I think her background had a lot to do with her refusal to color in the lines. Born in Baghdad, she studied mathematics before studying architecture. Even though her parents were liberals in Iraq (her father was the founder of National Democratic Party of Iraq and her mother was an artist), studying math and architecture as a woman anywhere in the 1970s was extraordinary, much less as an Arab woman studying in the Middle East and Europe. She opened her own firm in 1980 which still produces some of the most breathtaking designs in the world. As she started raking in the prizes, she became a role model for women architects. She was the first woman to win the Pritzer Architecture Prize in its 25 year history. She won the Stirling Prize twice. Queen Elizabeth even made her a Dame.  She taught at all the fancy schools: Harvard, Yale, Columbia, Cambridge, Fancy University, Tres Fancy University. I can only imagine how high her RateMyProfessor scores were.

I mean, look at the pretty buildings:

I want to be clear, when I say that she was a pioneer for women in architecture, she was still breaking glass ceilings until she died. To illustrate, I can use a 2014 survey done by one of those architecture weekly magazines that stated 2/3 of women architects don’t feel like they are taken seriously by the building industry. That’s not just architects. That’s everyone involved in the entire industry of making buildings. There are stories of women architects that weren’t allowed in actual boys clubs that they had designed proposals for because of their gender. These aren’t old stories. These are the past-five-years stories. Couples who win awards have mysteriously had the wife’s name left off. A study in 2014 UK’s Office of Stats&Things (not real office name) showed that women architects make between 17-25% less than their male colleagues. It’s a man’s world and Zaha Hadid made it fit her.

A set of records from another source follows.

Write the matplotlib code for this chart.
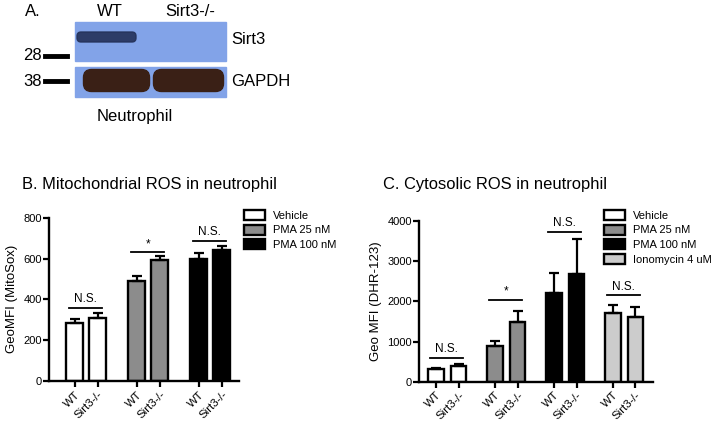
import numpy as np
import matplotlib
matplotlib.use("Agg")
import matplotlib.pyplot as plt
from matplotlib.patches import Rectangle, FancyBboxPatch

plt.rcParams["font.family"] = ["Liberation Sans", "DejaVu Sans"]

# ---- data ----
genotypes = ["WT", "Sirt3-/-"]

b_treatments = ["Vehicle", "PMA 25 nM", "PMA 100 nM"]
b_means = [[283, 308], [491, 594], [600, 643]]
b_errs = [[20, 24], [24, 18], [27, 16]]
b_sig = ["N.S.", "*", "N.S."]
b_sig_y = [359, 630, 687]

c_treatments = ["Vehicle", "PMA 25 nM", "PMA 100 nM", "Ionomycin 4 uM"]
c_means = [[320, 400], [890, 1480], [2200, 2680], [1720, 1610]]
c_errs = [[25, 40], [130, 290], [500, 870], [190, 240]]
c_sig = ["N.S.", "*", "N.S.", "N.S."]
c_sig_y = [598, 2033, 3734, 2158]

colors = ["white", "#8c8c8c", "black", "#cccccc"]

W, H = 712, 422
fig = plt.figure(figsize=(W / 100, H / 100), dpi=100)


def px_axes(left, top, right, bottom):
    return fig.add_axes([left / W, 1 - bottom / H, (right - left) / W, (bottom - top) / H])


def bar_panel(ax, treatments, means, errs, sig, sig_y, gap, width, ymax, ystep):
    centers = []
    for g, (m, e) in enumerate(zip(means, errs)):
        x = np.array([0, 1]) + g * gap
        centers.extend(x)
        ax.bar(x, m, width=width, color=colors[g], edgecolor="black",
               linewidth=1.7, label=treatments[g], zorder=2)
        ax.errorbar(x, m, yerr=[[0, 0], e], fmt="none", ecolor="black",
                    elinewidth=1.6, capsize=3.8, capthick=1.6, zorder=3)
        ax.plot([x[0] - 0.25, x[1] + 0.2], [sig_y[g]] * 2, color="black", lw=1.3)
        ax.text(x.mean() - 0.02, sig_y[g] + ymax * 0.015, sig[g], ha="center",
                va="bottom", fontsize=8.5)
    ax.set_ylim(0, ymax)
    ax.set_yticks(np.arange(0, ymax + 1, ystep))
    ax.set_xticks(centers)
    ax.set_xticklabels(genotypes * len(means), rotation=45, ha="right",
                       rotation_mode="anchor", fontsize=8.2)
    for s in ["top", "right"]:
        ax.spines[s].set_visible(False)
    for s in ["left", "bottom"]:
        ax.spines[s].set_linewidth(1.7)
    ax.tick_params(width=1.6, length=4, labelsize=8)
    ax.tick_params(axis="x", pad=2, labelsize=8.2)
    ax.tick_params(axis="y", pad=1)


def legend_at(ax, x, y):
    ax.legend(loc="upper left", bbox_to_anchor=(x / W, 1 - y / H),
              bbox_transform=fig.transFigure, frameon=False, fontsize=8,
              handlelength=1.9, handleheight=1.0, labelspacing=0.35,
              handletextpad=0.7, borderaxespad=0, borderpad=0)


# ---- panel B ----
axb = px_axes(49, 217.7, 239, 381)
bar_panel(axb, b_treatments, b_means, b_errs, b_sig, b_sig_y, 2.7, 0.74, 800, 200)
axb.set_xlim(-1.11, 7.15)
axb.set_ylabel("GeoMFI (MitoSox)", fontsize=9.5, labelpad=4)
fig.text(22 / W, 1 - 185 / H, "B. Mitochondrial ROS in neutrophil", fontsize=11.9,
         va="center")
legend_at(axb, 244, 210)

# ---- panel C ----
axc = px_axes(419, 221, 653, 381.7)
bar_panel(axc, c_treatments, c_means, c_errs, c_sig, c_sig_y, 2.62, 0.69, 4000, 1000)
axc.set_xlim(-0.76, 9.64)
axc.set_ylabel("Geo MFI (DHR-123)", fontsize=9.5, labelpad=4)
fig.text(383 / W, 1 - 185 / H, "C. Cytosolic ROS in neutrophil", fontsize=11.9,
         va="center")
legend_at(axc, 604, 210)

# ---- panel A: western blot sketch ----
axa = fig.add_axes([0, 0, 1, 1], zorder=-1)
axa.set_xlim(0, W)
axa.set_ylim(H, 0)
axa.axis("off")

blot_blue = "#82a3e8"
axa.add_patch(Rectangle((75, 22), 151, 39, color=blot_blue))
axa.add_patch(Rectangle((75, 67), 151, 30, color=blot_blue))
axa.add_patch(FancyBboxPatch((79, 34), 55, 6, boxstyle="round,pad=2,rounding_size=4",
                             color="#243159", alpha=0.9))
for x0, x1 in [(83, 150), (153, 224)]:
    axa.add_patch(FancyBboxPatch((x0 + 3, 72), x1 - x0 - 6, 17,
                                 boxstyle="round,pad=2.5,rounding_size=8",
                                 color="#3a2016"))

fs_a = 12
axa.text(25, 12, "A.", fontsize=fs_a, va="center")
axa.text(110, 12, "WT", fontsize=fs_a, va="center", ha="center")
axa.text(190, 12, "Sirt3-/-", fontsize=fs_a, va="center", ha="center")
axa.text(231, 40, "Sirt3", fontsize=fs_a, va="center")
axa.text(231, 81, "GAPDH", fontsize=fs_a, va="center")
axa.text(42, 55, "28", fontsize=fs_a, va="center", ha="right")
axa.text(42, 81, "38", fontsize=fs_a, va="center", ha="right")
axa.plot([45, 67], [56, 56], color="black", lw=3.5)
axa.plot([45, 67], [81, 81], color="black", lw=3.5)
axa.text(135, 117, "Neutrophil", fontsize=fs_a, va="center", ha="center")

fig.savefig("out.png", dpi=100)
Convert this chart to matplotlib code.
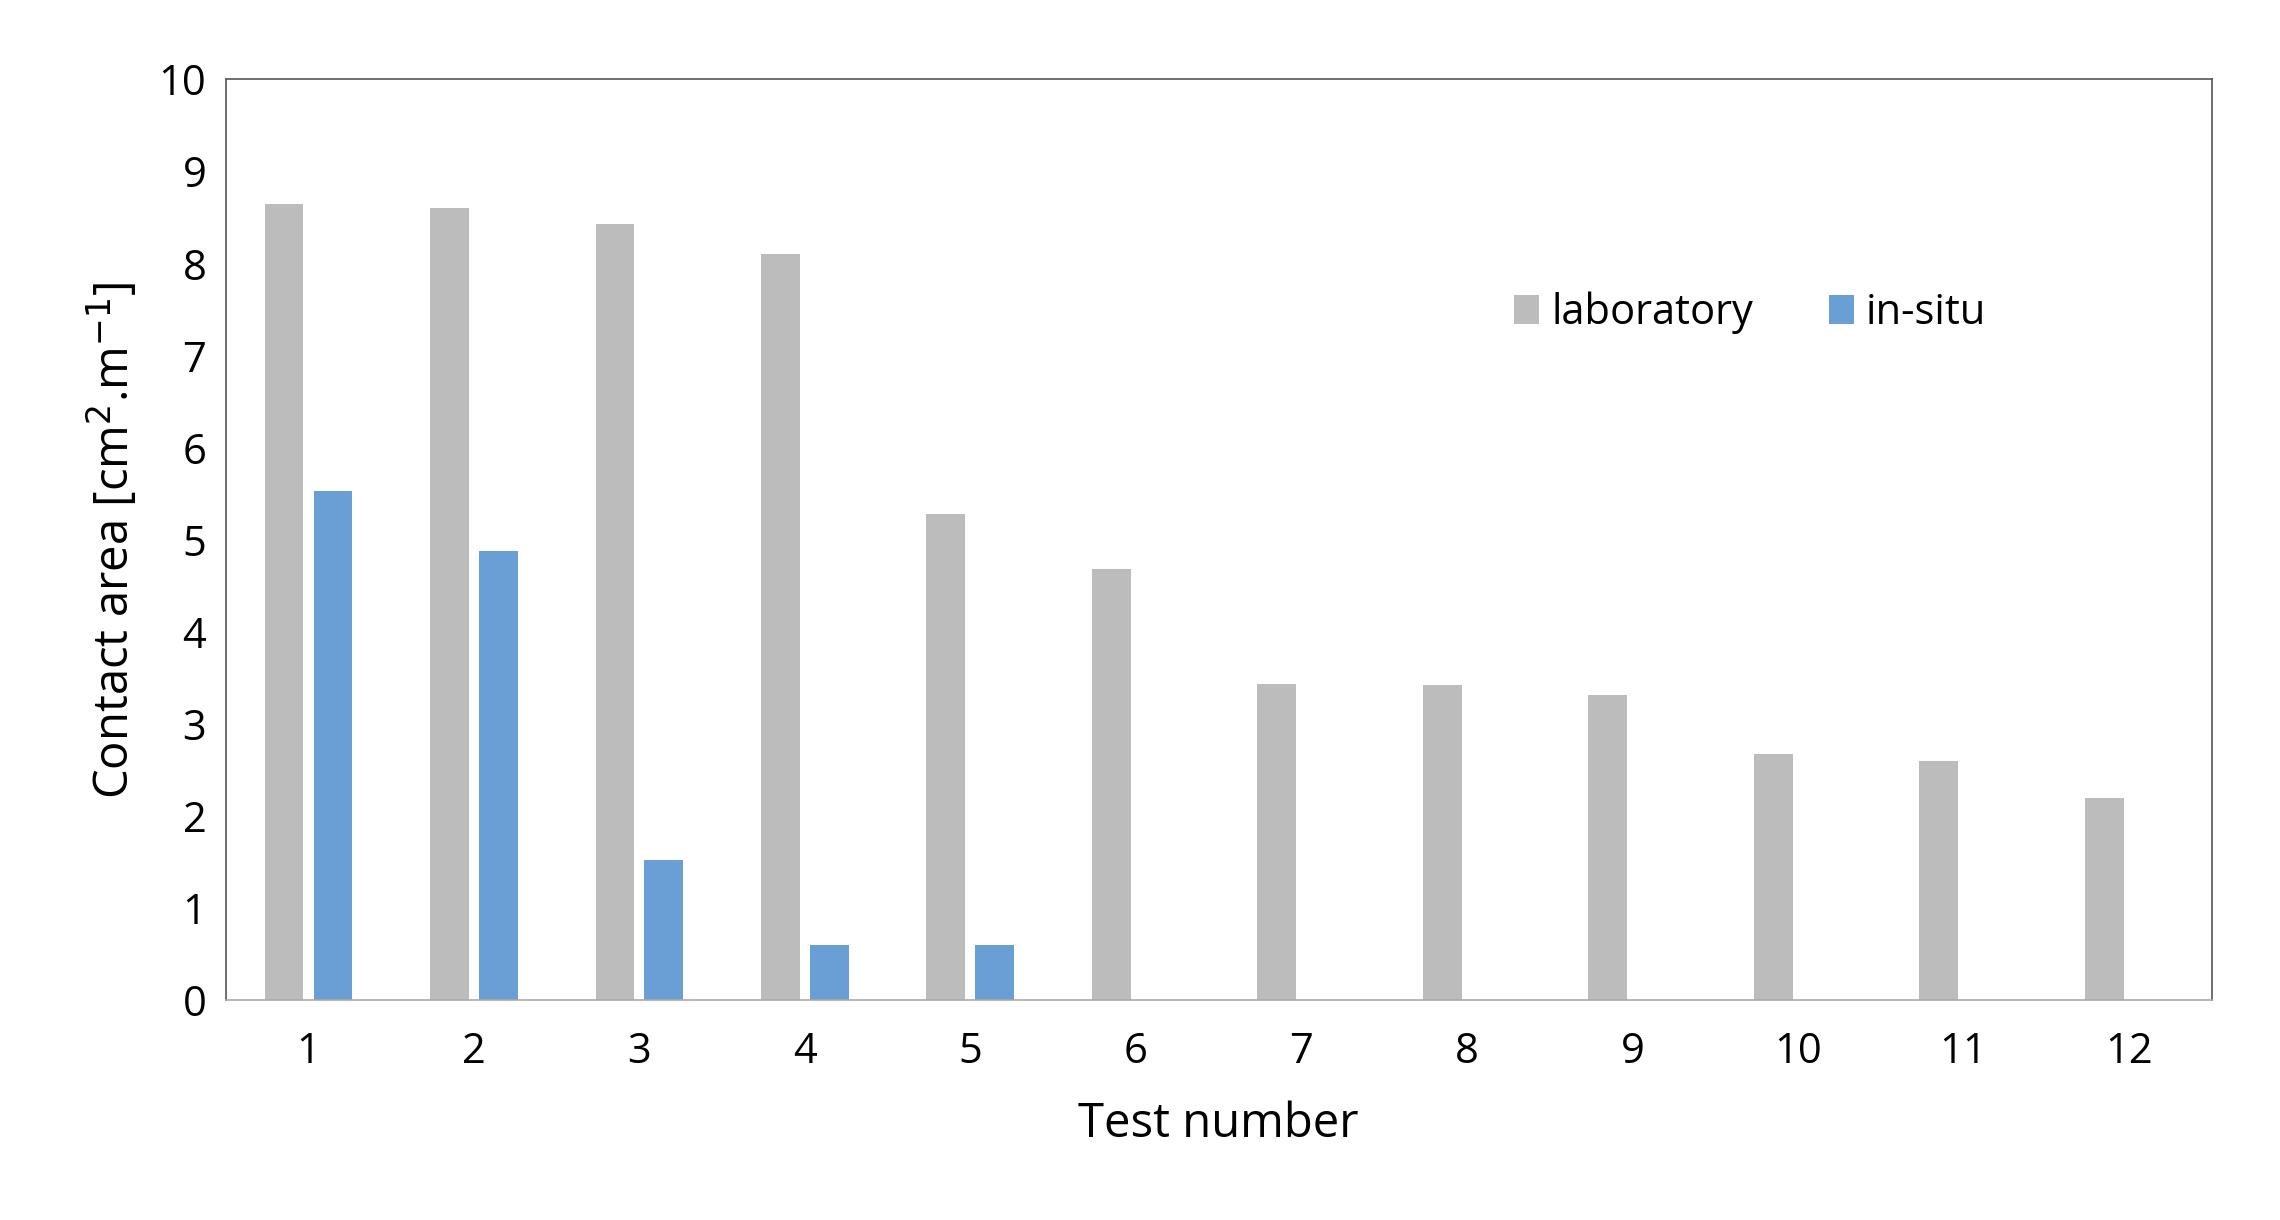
import matplotlib
matplotlib.use("Agg")
import matplotlib.pyplot as plt
import numpy as np

tests = [str(i) for i in range(1, 13)]
laboratory = [8.65, 8.6, 8.43, 8.1, 5.28, 4.68, 3.43, 3.42, 3.32, 2.68, 2.6, 2.2]
in_situ = [5.53, 4.88, 1.52, 0.6, 0.6, 0, 0, 0, 0, 0, 0, 0]

plt.rcParams['font.family'] = ['Open Sans', 'DejaVu Sans']
fig = plt.figure(figsize=(22.8, 12.2), dpi=100)
ax = fig.add_axes([0.099, 0.18, 0.871, 0.755])
x = np.arange(1, 13)
w = 0.235
ax.bar(x - 0.148, laboratory, w, color='#bcbcbc', label='laboratory')
ax.bar(x + 0.148, in_situ, w, color='#6a9fd6', label='in-situ')
ax.set_xlim(0.5, 12.5)
ax.set_ylim(0, 10)
ax.set_yticks(range(0, 11))
ax.set_xticks(x)
ax.set_xticklabels(tests)
ax.tick_params(axis='both', labelsize=30, length=0, pad=14)
ax.tick_params(axis='x', pad=22)
for s in ax.spines.values():
    s.set_color('#555555'); s.set_linewidth(1.2)
ax.spines['bottom'].set_color('#aaaaaa')
ax.set_xlabel('Test number', fontsize=34, labelpad=20)
ax.set_ylabel('Contact area [cm$^2$.m$^{-1}$]', fontsize=34, labelpad=14)
ax.legend(loc='upper left', bbox_to_anchor=(0.63, 0.81), ncol=2, fontsize=30, frameon=False,
          handlelength=0.6, handleheight=0.7, handletextpad=0.3, columnspacing=1.8)
fig.savefig('out.png', dpi=100, facecolor='white')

Zaha Hadid was a legend in architecture. She was a legend even before she died last year. Her style is completely unclassifiable (totally a word). She didn’t just confine her artistry to buildings either but also designed bridges, shoes, jewelry, furniture…you name it, she probably made something of it. She created art everywhere. She paved the way for other female architects and challenged all architects to think outside the box. I’m kind of hoping I can move into the Hadid-designed NYC residential building that will open this year. I can only dream.


*Do you see all the beautiful puns in this post? Shout out to Tiffany.